* _Set exercise_:
Omit all images, then return the remaining material exactly as it stands.

* START *

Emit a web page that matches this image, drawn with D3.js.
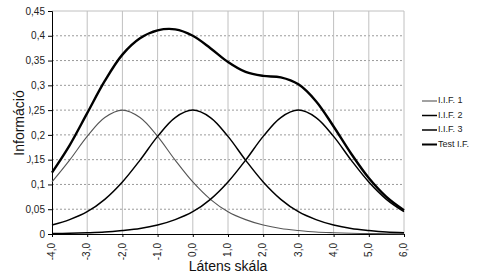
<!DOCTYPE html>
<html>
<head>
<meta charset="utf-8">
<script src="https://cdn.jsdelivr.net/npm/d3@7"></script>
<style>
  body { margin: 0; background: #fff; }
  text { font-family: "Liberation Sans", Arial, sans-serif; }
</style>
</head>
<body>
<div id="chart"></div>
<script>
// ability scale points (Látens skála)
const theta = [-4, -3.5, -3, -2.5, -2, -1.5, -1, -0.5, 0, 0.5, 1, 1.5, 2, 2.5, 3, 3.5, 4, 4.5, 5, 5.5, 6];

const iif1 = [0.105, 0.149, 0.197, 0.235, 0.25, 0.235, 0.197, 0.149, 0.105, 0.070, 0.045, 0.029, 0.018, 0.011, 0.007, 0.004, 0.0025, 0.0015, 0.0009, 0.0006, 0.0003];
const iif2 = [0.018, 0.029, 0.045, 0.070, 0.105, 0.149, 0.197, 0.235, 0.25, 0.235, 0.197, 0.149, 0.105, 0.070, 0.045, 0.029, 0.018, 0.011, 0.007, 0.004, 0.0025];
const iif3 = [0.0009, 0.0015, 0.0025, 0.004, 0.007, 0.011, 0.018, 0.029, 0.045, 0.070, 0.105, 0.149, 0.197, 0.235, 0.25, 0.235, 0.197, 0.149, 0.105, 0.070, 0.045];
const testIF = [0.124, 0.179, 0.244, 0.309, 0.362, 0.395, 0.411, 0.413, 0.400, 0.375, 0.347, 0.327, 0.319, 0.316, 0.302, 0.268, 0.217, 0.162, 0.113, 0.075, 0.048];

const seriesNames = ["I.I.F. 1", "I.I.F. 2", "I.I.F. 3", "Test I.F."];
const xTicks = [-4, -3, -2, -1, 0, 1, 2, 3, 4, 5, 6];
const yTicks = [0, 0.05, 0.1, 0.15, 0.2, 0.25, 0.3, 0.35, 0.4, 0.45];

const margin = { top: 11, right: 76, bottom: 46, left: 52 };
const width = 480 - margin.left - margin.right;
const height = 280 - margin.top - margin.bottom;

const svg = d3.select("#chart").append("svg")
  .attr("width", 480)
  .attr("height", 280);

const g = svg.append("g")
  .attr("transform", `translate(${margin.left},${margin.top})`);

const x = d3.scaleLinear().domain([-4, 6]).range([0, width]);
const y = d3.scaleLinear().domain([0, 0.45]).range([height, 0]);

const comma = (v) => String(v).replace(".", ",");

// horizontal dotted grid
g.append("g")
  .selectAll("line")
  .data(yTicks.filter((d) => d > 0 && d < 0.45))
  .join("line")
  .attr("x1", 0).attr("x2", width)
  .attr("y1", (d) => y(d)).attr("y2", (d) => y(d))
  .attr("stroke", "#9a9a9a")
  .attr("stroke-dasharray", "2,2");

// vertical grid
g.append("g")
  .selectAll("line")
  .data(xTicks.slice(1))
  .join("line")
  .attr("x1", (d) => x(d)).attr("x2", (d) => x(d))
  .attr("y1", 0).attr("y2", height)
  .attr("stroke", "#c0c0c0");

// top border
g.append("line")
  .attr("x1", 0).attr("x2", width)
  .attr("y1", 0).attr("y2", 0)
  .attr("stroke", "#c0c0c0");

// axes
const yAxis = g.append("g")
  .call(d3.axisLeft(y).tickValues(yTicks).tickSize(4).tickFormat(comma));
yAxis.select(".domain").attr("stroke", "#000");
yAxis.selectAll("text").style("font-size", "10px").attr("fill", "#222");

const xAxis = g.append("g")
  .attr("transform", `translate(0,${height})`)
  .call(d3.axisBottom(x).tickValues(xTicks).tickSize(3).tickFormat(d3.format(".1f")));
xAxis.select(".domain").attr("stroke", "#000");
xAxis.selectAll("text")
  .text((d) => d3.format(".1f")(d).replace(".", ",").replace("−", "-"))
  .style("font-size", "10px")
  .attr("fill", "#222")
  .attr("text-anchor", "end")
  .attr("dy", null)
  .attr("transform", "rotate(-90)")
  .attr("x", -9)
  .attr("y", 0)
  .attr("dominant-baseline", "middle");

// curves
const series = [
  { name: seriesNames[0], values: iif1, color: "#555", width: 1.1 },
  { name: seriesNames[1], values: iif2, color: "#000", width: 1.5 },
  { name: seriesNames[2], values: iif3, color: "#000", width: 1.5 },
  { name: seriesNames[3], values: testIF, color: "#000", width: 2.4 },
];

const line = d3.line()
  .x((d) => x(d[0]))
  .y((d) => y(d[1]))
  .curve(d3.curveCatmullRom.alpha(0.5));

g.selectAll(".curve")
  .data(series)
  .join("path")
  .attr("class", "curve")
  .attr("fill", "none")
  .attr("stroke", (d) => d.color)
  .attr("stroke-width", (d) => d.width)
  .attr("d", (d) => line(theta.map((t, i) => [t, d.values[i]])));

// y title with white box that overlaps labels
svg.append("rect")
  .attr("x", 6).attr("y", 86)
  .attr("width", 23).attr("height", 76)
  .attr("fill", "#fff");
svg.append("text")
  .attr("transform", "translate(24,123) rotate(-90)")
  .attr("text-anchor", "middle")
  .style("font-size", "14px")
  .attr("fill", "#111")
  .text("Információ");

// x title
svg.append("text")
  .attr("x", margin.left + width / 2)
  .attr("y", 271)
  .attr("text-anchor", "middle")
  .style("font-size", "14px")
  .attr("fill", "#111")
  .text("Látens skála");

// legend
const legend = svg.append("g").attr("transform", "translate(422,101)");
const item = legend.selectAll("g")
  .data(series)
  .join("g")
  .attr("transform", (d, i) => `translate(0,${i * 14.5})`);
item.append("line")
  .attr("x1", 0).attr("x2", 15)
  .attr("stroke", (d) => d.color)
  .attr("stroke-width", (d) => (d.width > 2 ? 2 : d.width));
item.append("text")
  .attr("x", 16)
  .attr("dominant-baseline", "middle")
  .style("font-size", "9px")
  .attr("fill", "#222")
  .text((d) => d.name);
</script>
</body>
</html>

* END *

* _Reply to the task_:
Emit a web page that matches this image, drawn with D3.js.
<!DOCTYPE html>
<html>
<head>
<meta charset="utf-8">
<script src="https://cdn.jsdelivr.net/npm/d3@7"></script>
<style>
  body { margin: 0; background: #fff; }
  text { font-family: "Liberation Sans", Arial, sans-serif; }
</style>
</head>
<body>
<div id="chart"></div>
<script>
// ability scale points (Látens skála)
const theta = [-4, -3.5, -3, -2.5, -2, -1.5, -1, -0.5, 0, 0.5, 1, 1.5, 2, 2.5, 3, 3.5, 4, 4.5, 5, 5.5, 6];

const iif1 = [0.105, 0.149, 0.197, 0.235, 0.25, 0.235, 0.197, 0.149, 0.105, 0.070, 0.045, 0.029, 0.018, 0.011, 0.007, 0.004, 0.0025, 0.0015, 0.0009, 0.0006, 0.0003];
const iif2 = [0.018, 0.029, 0.045, 0.070, 0.105, 0.149, 0.197, 0.235, 0.25, 0.235, 0.197, 0.149, 0.105, 0.070, 0.045, 0.029, 0.018, 0.011, 0.007, 0.004, 0.0025];
const iif3 = [0.0009, 0.0015, 0.0025, 0.004, 0.007, 0.011, 0.018, 0.029, 0.045, 0.070, 0.105, 0.149, 0.197, 0.235, 0.25, 0.235, 0.197, 0.149, 0.105, 0.070, 0.045];
const testIF = [0.124, 0.179, 0.244, 0.309, 0.362, 0.395, 0.411, 0.413, 0.400, 0.375, 0.347, 0.327, 0.319, 0.316, 0.302, 0.268, 0.217, 0.162, 0.113, 0.075, 0.048];

const seriesNames = ["I.I.F. 1", "I.I.F. 2", "I.I.F. 3", "Test I.F."];
const xTicks = [-4, -3, -2, -1, 0, 1, 2, 3, 4, 5, 6];
const yTicks = [0, 0.05, 0.1, 0.15, 0.2, 0.25, 0.3, 0.35, 0.4, 0.45];

const margin = { top: 11, right: 76, bottom: 46, left: 52 };
const width = 480 - margin.left - margin.right;
const height = 280 - margin.top - margin.bottom;

const svg = d3.select("#chart").append("svg")
  .attr("width", 480)
  .attr("height", 280);

const g = svg.append("g")
  .attr("transform", `translate(${margin.left},${margin.top})`);

const x = d3.scaleLinear().domain([-4, 6]).range([0, width]);
const y = d3.scaleLinear().domain([0, 0.45]).range([height, 0]);

const comma = (v) => String(v).replace(".", ",");

// horizontal dotted grid
g.append("g")
  .selectAll("line")
  .data(yTicks.filter((d) => d > 0 && d < 0.45))
  .join("line")
  .attr("x1", 0).attr("x2", width)
  .attr("y1", (d) => y(d)).attr("y2", (d) => y(d))
  .attr("stroke", "#9a9a9a")
  .attr("stroke-dasharray", "2,2");

// vertical grid
g.append("g")
  .selectAll("line")
  .data(xTicks.slice(1))
  .join("line")
  .attr("x1", (d) => x(d)).attr("x2", (d) => x(d))
  .attr("y1", 0).attr("y2", height)
  .attr("stroke", "#c0c0c0");

// top border
g.append("line")
  .attr("x1", 0).attr("x2", width)
  .attr("y1", 0).attr("y2", 0)
  .attr("stroke", "#c0c0c0");

// axes
const yAxis = g.append("g")
  .call(d3.axisLeft(y).tickValues(yTicks).tickSize(4).tickFormat(comma));
yAxis.select(".domain").attr("stroke", "#000");
yAxis.selectAll("text").style("font-size", "10px").attr("fill", "#222");

const xAxis = g.append("g")
  .attr("transform", `translate(0,${height})`)
  .call(d3.axisBottom(x).tickValues(xTicks).tickSize(3).tickFormat(d3.format(".1f")));
xAxis.select(".domain").attr("stroke", "#000");
xAxis.selectAll("text")
  .text((d) => d3.format(".1f")(d).replace(".", ",").replace("−", "-"))
  .style("font-size", "10px")
  .attr("fill", "#222")
  .attr("text-anchor", "end")
  .attr("dy", null)
  .attr("transform", "rotate(-90)")
  .attr("x", -9)
  .attr("y", 0)
  .attr("dominant-baseline", "middle");

// curves
const series = [
  { name: seriesNames[0], values: iif1, color: "#555", width: 1.1 },
  { name: seriesNames[1], values: iif2, color: "#000", width: 1.5 },
  { name: seriesNames[2], values: iif3, color: "#000", width: 1.5 },
  { name: seriesNames[3], values: testIF, color: "#000", width: 2.4 },
];

const line = d3.line()
  .x((d) => x(d[0]))
  .y((d) => y(d[1]))
  .curve(d3.curveCatmullRom.alpha(0.5));

g.selectAll(".curve")
  .data(series)
  .join("path")
  .attr("class", "curve")
  .attr("fill", "none")
  .attr("stroke", (d) => d.color)
  .attr("stroke-width", (d) => d.width)
  .attr("d", (d) => line(theta.map((t, i) => [t, d.values[i]])));

// y title with white box that overlaps labels
svg.append("rect")
  .attr("x", 6).attr("y", 86)
  .attr("width", 23).attr("height", 76)
  .attr("fill", "#fff");
svg.append("text")
  .attr("transform", "translate(24,123) rotate(-90)")
  .attr("text-anchor", "middle")
  .style("font-size", "14px")
  .attr("fill", "#111")
  .text("Információ");

// x title
svg.append("text")
  .attr("x", margin.left + width / 2)
  .attr("y", 271)
  .attr("text-anchor", "middle")
  .style("font-size", "14px")
  .attr("fill", "#111")
  .text("Látens skála");

// legend
const legend = svg.append("g").attr("transform", "translate(422,101)");
const item = legend.selectAll("g")
  .data(series)
  .join("g")
  .attr("transform", (d, i) => `translate(0,${i * 14.5})`);
item.append("line")
  .attr("x1", 0).attr("x2", 15)
  .attr("stroke", (d) => d.color)
  .attr("stroke-width", (d) => (d.width > 2 ? 2 : d.width));
item.append("text")
  .attr("x", 16)
  .attr("dominant-baseline", "middle")
  .style("font-size", "9px")
  .attr("fill", "#222")
  .text((d) => d.name);
</script>
</body>
</html>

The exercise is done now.